--- What to do ---
Return only the lines from the top of the data down to the one that holds "import plotly.graph_objects as go", both included, without any pictures.

[BEGIN]

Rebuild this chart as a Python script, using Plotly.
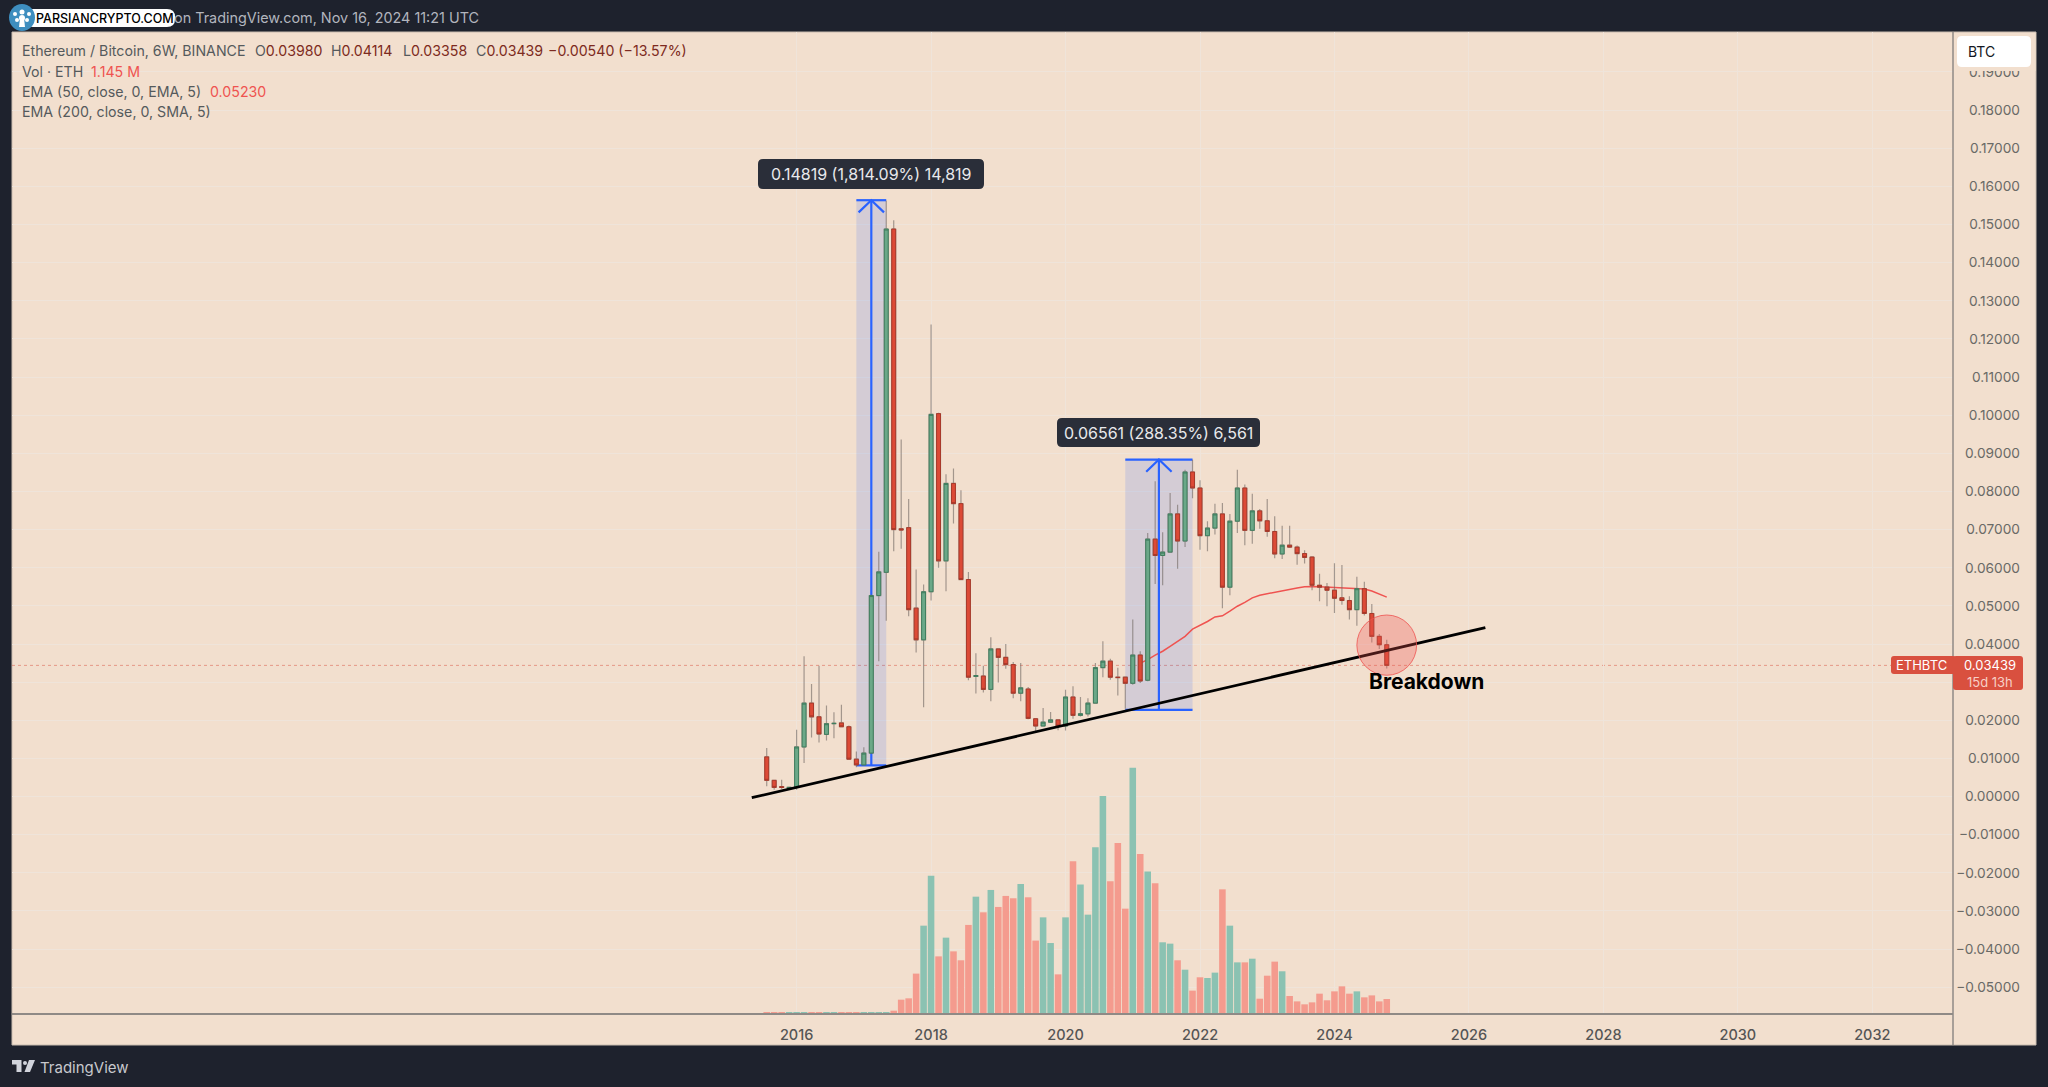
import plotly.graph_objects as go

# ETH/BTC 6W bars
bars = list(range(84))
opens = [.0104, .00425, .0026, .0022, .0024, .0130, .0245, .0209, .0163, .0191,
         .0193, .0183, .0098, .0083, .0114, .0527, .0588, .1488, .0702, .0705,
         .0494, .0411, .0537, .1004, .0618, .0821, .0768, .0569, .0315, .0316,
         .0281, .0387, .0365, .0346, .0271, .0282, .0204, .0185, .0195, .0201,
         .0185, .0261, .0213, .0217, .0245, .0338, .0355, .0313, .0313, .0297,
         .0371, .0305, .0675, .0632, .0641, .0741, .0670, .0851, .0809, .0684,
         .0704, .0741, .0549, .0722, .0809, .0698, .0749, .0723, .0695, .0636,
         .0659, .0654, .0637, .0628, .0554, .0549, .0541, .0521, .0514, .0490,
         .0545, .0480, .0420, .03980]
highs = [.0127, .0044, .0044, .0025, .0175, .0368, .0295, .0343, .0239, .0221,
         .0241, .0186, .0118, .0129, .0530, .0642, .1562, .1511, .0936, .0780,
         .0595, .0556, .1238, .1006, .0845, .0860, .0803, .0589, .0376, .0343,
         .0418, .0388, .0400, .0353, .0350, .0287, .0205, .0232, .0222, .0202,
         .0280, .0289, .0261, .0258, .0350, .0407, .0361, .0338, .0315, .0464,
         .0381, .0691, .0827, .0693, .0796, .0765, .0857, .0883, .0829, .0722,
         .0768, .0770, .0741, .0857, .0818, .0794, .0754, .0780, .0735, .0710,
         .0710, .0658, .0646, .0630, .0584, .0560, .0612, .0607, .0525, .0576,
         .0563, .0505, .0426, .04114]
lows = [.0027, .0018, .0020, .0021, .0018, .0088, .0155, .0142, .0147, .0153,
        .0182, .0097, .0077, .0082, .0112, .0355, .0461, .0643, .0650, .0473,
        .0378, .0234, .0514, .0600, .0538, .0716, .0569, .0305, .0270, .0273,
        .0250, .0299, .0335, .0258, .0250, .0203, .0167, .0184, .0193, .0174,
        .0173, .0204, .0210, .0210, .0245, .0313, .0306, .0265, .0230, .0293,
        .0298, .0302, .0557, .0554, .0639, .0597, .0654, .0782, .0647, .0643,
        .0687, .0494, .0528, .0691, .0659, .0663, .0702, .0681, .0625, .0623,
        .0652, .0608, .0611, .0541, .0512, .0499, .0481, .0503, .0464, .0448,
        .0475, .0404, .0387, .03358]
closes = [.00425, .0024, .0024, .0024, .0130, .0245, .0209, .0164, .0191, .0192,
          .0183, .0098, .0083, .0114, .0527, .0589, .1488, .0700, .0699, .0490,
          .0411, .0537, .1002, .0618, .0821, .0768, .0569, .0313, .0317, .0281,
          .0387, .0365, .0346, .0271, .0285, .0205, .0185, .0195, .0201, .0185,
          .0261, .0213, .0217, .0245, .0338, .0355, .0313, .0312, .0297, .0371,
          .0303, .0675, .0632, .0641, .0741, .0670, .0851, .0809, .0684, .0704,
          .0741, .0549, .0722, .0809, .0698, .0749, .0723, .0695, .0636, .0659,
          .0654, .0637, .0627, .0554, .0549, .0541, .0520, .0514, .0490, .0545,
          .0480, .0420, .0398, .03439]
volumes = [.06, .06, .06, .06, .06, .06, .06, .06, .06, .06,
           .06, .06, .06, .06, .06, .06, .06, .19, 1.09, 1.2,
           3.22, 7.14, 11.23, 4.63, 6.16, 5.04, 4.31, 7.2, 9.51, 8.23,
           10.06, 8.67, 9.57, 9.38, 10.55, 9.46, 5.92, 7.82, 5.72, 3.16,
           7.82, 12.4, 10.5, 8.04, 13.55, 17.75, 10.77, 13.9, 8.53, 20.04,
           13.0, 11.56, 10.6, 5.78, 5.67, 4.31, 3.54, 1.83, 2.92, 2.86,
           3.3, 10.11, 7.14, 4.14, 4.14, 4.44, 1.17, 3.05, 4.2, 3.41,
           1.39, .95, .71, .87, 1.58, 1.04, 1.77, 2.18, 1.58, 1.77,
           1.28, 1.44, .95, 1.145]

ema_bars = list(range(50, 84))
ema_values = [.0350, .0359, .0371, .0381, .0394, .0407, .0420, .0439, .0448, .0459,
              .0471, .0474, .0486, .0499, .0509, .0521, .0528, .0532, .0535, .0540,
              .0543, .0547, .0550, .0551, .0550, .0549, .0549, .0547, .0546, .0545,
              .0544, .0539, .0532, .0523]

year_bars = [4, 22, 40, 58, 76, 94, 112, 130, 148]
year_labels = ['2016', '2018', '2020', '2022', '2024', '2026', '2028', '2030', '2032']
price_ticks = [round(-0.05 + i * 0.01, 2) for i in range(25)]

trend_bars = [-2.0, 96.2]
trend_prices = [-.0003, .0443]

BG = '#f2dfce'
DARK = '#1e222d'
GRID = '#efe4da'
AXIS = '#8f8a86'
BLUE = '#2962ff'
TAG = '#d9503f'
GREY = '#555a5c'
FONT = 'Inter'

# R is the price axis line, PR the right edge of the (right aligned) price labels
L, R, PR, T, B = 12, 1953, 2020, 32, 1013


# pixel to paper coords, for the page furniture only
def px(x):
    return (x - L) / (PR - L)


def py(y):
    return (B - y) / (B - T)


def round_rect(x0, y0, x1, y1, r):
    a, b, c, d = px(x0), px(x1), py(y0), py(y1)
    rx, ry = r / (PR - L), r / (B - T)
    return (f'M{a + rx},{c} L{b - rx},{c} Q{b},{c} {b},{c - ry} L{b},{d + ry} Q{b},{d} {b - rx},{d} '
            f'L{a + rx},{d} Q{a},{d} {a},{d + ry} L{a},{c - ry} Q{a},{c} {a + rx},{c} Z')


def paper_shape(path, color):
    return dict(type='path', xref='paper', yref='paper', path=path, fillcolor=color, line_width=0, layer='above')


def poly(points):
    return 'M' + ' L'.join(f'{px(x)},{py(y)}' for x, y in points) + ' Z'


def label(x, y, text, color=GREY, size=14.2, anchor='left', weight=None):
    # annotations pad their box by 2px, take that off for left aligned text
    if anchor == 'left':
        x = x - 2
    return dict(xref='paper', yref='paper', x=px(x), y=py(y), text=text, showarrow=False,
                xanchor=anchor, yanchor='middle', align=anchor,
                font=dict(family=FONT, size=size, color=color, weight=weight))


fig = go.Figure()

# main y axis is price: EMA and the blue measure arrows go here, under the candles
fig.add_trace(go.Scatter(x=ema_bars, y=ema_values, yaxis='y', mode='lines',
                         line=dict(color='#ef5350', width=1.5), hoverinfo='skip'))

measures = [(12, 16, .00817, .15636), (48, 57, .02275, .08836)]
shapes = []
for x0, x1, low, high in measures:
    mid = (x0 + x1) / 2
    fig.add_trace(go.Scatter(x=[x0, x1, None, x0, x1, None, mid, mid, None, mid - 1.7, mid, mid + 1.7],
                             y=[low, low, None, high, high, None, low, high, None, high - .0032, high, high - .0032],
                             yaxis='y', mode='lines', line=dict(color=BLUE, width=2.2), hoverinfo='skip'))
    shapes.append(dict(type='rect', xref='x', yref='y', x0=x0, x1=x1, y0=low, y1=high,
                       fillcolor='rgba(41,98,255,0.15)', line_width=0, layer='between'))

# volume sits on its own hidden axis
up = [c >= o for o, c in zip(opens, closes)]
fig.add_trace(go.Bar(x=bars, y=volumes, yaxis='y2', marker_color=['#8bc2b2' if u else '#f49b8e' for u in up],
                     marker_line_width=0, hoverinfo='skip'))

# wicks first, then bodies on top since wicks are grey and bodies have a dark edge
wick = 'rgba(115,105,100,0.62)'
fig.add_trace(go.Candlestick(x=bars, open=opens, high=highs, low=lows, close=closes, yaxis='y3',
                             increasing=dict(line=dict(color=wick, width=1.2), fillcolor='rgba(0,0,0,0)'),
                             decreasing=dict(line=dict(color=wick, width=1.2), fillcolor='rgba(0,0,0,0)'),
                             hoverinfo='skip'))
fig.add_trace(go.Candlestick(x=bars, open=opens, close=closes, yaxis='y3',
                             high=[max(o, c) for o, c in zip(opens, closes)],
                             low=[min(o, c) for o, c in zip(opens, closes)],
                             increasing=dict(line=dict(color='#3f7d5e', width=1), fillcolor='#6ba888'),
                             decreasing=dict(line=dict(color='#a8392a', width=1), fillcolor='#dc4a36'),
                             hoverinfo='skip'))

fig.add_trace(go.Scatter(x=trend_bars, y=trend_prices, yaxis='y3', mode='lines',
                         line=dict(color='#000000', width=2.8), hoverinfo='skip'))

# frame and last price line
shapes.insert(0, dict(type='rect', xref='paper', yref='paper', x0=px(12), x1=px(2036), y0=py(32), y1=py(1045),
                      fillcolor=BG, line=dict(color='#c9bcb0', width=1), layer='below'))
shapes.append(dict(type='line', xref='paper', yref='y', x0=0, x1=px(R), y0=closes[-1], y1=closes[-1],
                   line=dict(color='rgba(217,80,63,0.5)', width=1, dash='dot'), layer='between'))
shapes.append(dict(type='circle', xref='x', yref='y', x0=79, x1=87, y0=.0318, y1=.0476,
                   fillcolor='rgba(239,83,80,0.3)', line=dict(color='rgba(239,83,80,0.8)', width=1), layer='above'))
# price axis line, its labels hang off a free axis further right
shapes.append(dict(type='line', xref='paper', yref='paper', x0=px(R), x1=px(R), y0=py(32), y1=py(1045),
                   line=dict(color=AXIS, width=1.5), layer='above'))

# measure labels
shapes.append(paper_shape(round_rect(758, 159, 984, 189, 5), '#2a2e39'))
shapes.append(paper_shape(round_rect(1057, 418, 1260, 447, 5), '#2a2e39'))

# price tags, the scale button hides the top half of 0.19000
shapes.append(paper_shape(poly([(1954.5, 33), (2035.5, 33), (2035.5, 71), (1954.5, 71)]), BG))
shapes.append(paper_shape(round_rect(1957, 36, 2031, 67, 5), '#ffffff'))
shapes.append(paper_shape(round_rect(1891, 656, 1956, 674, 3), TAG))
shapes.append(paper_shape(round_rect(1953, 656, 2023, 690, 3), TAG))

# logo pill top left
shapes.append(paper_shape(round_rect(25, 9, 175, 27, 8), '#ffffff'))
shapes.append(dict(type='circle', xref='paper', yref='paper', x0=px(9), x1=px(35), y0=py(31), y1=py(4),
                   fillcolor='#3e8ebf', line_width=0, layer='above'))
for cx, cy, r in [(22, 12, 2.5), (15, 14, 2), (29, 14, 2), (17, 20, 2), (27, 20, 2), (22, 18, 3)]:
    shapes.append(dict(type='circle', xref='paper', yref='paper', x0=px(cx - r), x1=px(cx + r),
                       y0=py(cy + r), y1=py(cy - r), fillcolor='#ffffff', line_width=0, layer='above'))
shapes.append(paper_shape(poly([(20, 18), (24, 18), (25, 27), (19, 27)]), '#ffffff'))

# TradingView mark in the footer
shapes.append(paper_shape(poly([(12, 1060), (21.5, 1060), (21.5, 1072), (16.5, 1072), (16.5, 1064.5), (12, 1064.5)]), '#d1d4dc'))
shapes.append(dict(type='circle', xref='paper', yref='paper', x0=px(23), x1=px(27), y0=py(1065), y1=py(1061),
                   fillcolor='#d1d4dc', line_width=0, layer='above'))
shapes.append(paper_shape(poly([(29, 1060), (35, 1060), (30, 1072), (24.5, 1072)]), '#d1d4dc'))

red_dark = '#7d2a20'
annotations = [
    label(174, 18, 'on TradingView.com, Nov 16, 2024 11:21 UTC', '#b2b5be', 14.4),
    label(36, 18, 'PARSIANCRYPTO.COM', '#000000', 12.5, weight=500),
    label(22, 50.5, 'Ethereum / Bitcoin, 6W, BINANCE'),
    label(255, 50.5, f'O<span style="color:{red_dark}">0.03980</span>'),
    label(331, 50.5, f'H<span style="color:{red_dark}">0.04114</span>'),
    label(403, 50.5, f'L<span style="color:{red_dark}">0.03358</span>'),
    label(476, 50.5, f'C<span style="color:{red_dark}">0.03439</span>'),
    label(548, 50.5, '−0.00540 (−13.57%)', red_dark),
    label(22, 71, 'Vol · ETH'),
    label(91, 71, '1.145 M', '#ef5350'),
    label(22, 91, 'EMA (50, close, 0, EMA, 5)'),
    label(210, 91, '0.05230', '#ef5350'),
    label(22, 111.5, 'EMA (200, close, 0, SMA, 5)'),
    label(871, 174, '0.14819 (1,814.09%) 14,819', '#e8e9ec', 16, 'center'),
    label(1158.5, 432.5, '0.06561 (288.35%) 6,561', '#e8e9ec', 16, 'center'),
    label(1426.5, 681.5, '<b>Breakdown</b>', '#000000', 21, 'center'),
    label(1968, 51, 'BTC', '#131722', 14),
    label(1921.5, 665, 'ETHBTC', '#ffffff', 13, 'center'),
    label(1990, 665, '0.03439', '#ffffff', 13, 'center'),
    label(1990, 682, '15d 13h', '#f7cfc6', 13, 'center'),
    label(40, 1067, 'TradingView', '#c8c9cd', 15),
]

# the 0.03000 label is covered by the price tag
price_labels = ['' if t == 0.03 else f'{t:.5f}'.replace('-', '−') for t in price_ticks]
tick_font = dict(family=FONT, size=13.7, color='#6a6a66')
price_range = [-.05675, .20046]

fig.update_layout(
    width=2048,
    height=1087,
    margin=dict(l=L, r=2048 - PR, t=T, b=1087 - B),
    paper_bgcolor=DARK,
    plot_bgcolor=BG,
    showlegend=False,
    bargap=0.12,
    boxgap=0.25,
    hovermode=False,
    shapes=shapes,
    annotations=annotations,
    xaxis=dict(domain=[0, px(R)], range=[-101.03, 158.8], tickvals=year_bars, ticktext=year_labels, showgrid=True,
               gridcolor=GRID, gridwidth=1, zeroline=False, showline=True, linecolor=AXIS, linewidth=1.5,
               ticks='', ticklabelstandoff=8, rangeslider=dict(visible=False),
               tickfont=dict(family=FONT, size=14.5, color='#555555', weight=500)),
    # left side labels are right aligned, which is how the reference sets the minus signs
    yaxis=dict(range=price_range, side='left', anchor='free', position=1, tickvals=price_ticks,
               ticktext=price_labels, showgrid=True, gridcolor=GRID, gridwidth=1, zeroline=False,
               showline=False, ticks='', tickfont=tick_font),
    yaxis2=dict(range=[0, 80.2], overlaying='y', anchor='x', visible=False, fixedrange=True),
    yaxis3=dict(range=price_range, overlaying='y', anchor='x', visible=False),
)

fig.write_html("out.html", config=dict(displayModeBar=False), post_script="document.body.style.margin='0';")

[END]

--- The reply ---
Rebuild this chart as a Python script, using Plotly.
import plotly.graph_objects as go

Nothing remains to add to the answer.